• Short task
Take the lines from the one with "Rebuild this chart" through the one with "import * as", both ends kept, and reproduce them exactly without the pictures.

• Given entries
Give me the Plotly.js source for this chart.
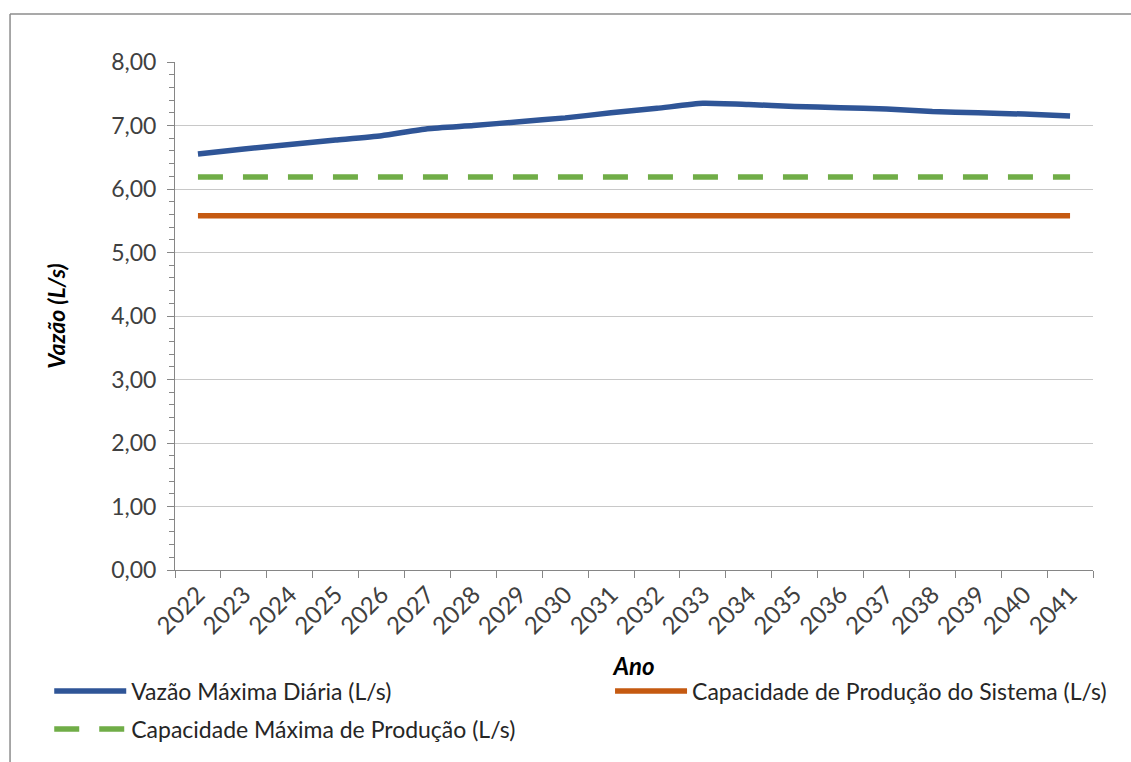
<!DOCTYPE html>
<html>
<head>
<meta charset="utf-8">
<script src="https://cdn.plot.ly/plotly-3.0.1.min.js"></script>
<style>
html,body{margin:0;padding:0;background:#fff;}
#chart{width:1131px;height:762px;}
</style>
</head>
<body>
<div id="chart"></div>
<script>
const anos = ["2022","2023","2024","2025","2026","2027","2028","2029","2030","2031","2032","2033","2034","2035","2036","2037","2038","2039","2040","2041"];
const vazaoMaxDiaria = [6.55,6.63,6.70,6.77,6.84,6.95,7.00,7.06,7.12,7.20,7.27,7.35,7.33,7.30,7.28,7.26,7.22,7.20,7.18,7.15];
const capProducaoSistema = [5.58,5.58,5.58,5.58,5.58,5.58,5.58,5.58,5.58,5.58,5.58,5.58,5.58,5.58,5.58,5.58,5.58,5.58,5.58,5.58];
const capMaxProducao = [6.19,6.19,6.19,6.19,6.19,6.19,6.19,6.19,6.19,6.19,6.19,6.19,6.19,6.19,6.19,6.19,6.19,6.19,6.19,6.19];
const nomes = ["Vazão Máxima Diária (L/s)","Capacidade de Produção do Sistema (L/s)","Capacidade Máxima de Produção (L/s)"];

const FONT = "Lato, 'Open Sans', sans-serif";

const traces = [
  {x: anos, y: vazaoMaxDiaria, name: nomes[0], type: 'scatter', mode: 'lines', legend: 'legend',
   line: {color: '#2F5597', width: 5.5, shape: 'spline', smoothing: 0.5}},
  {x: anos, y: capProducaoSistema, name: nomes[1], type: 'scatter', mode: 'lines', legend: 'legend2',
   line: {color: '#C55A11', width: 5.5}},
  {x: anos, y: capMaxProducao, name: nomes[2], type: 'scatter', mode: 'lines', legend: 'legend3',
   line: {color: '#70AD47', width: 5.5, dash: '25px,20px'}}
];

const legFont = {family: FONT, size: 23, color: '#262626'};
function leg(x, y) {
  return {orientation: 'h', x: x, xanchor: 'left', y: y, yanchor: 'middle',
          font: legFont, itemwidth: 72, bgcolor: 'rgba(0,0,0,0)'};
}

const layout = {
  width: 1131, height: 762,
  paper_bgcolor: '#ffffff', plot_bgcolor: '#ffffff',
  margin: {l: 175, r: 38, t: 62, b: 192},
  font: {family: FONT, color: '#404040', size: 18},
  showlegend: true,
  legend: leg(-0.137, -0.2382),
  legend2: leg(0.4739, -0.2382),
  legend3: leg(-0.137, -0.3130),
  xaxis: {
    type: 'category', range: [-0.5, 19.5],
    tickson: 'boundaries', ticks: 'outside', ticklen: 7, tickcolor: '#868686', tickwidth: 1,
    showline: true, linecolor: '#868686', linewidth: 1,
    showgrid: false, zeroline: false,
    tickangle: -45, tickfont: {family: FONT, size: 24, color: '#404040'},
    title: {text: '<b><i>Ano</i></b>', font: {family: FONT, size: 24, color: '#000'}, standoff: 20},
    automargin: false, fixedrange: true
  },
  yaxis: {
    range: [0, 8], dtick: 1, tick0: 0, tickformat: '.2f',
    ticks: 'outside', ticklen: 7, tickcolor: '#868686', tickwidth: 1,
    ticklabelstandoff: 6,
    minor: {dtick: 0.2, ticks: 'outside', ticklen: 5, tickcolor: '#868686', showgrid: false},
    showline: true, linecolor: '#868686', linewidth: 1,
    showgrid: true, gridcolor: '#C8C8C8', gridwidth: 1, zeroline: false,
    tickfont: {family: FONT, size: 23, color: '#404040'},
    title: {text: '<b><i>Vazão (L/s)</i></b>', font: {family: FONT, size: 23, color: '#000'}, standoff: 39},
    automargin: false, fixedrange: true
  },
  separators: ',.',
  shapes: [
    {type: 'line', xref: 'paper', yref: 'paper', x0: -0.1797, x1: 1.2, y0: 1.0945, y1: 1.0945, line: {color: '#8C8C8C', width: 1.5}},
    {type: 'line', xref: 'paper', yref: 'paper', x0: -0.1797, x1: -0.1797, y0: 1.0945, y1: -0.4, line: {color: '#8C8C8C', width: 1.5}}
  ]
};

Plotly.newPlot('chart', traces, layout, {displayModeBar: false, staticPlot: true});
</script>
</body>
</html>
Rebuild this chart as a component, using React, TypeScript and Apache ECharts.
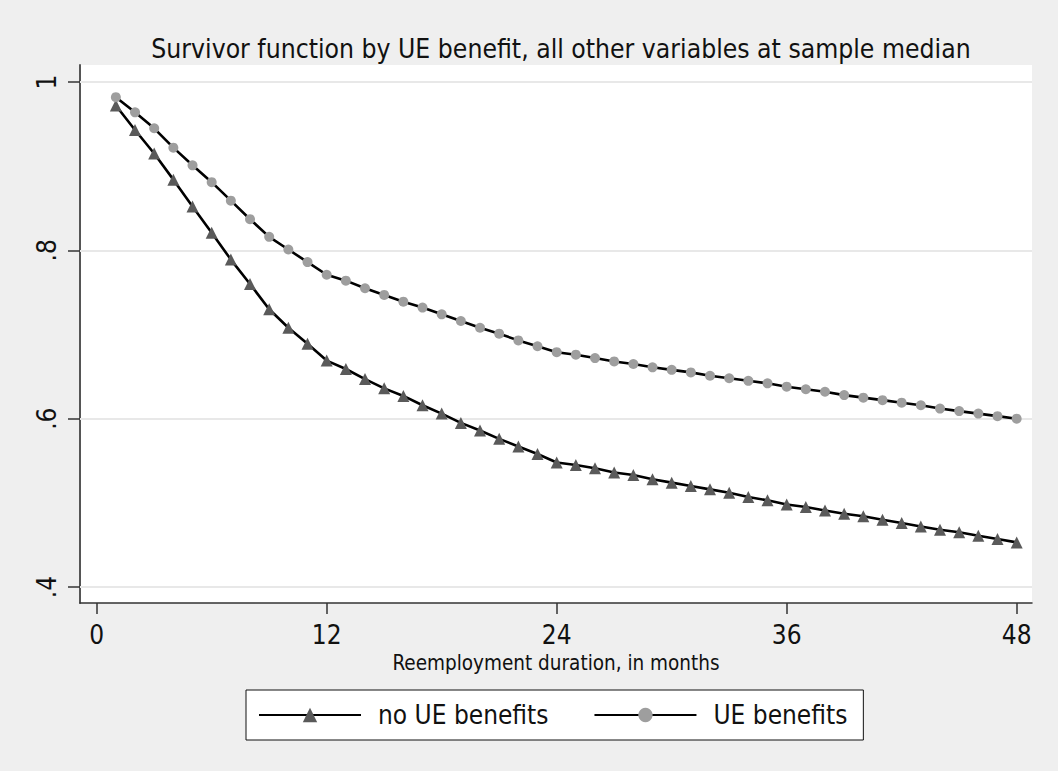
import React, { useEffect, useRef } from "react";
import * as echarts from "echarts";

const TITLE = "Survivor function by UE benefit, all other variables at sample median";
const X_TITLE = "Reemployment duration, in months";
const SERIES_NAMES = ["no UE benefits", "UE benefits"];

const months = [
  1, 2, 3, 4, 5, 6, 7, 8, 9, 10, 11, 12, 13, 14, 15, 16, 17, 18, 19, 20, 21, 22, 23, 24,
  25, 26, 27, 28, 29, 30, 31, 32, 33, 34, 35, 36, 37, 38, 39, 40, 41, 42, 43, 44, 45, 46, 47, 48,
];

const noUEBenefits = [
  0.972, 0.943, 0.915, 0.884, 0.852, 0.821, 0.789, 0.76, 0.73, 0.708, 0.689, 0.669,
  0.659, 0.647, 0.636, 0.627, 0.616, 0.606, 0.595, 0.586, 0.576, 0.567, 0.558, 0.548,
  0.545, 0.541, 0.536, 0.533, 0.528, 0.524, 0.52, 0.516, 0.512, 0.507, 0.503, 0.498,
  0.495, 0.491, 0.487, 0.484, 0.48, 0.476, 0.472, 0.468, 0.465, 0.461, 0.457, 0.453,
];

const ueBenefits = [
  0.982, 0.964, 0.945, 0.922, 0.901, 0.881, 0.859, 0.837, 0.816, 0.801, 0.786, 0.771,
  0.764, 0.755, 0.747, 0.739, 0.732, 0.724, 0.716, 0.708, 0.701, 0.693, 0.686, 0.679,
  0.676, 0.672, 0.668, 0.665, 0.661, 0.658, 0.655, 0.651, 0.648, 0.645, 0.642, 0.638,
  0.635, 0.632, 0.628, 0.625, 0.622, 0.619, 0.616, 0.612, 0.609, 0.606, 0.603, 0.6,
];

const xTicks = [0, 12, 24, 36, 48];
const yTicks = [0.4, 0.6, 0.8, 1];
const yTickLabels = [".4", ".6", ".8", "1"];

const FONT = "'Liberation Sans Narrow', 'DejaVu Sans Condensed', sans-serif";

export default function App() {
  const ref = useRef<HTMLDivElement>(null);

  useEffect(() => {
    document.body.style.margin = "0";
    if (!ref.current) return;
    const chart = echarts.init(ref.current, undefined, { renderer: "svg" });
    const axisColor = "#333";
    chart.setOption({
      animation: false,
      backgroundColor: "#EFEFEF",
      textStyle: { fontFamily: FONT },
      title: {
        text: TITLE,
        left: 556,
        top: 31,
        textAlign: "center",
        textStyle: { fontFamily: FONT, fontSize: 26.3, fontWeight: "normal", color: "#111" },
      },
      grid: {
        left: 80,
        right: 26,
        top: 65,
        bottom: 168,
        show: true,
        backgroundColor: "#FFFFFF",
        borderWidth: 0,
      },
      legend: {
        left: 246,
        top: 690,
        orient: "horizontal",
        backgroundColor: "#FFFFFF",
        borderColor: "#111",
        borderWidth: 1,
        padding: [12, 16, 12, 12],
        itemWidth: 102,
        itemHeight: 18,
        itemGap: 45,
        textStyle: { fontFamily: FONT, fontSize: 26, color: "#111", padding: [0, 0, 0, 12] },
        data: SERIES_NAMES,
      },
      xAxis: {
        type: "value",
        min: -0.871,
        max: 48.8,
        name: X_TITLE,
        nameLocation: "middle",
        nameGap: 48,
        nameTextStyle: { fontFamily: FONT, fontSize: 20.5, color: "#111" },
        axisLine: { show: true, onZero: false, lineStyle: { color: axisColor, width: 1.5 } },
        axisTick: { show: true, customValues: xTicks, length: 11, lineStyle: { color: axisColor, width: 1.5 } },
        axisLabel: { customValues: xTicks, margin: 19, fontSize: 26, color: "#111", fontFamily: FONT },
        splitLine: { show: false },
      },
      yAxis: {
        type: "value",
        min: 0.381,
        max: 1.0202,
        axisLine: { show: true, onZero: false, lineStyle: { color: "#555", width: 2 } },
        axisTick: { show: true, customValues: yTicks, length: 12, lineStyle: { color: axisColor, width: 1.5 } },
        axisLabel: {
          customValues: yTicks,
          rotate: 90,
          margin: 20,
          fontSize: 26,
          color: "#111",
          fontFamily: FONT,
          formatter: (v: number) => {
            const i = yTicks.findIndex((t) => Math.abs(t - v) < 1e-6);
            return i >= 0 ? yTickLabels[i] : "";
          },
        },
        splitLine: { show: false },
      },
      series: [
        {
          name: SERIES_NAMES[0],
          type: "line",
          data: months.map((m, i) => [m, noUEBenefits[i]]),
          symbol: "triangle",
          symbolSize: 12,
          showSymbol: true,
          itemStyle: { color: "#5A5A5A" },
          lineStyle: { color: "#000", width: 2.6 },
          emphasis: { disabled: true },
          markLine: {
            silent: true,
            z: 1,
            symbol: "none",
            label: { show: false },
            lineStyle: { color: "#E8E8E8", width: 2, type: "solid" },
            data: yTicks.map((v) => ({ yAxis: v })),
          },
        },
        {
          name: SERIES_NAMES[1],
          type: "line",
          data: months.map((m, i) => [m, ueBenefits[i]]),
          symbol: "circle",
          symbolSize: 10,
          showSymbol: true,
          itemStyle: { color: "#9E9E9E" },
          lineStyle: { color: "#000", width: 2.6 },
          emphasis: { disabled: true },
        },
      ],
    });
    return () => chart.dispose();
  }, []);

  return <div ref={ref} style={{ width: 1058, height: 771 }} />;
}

• Output of the exercise
Rebuild this chart as a component, using React, TypeScript and Apache ECharts.
import React, { useEffect, useRef } from "react";
import * as echarts from "echarts";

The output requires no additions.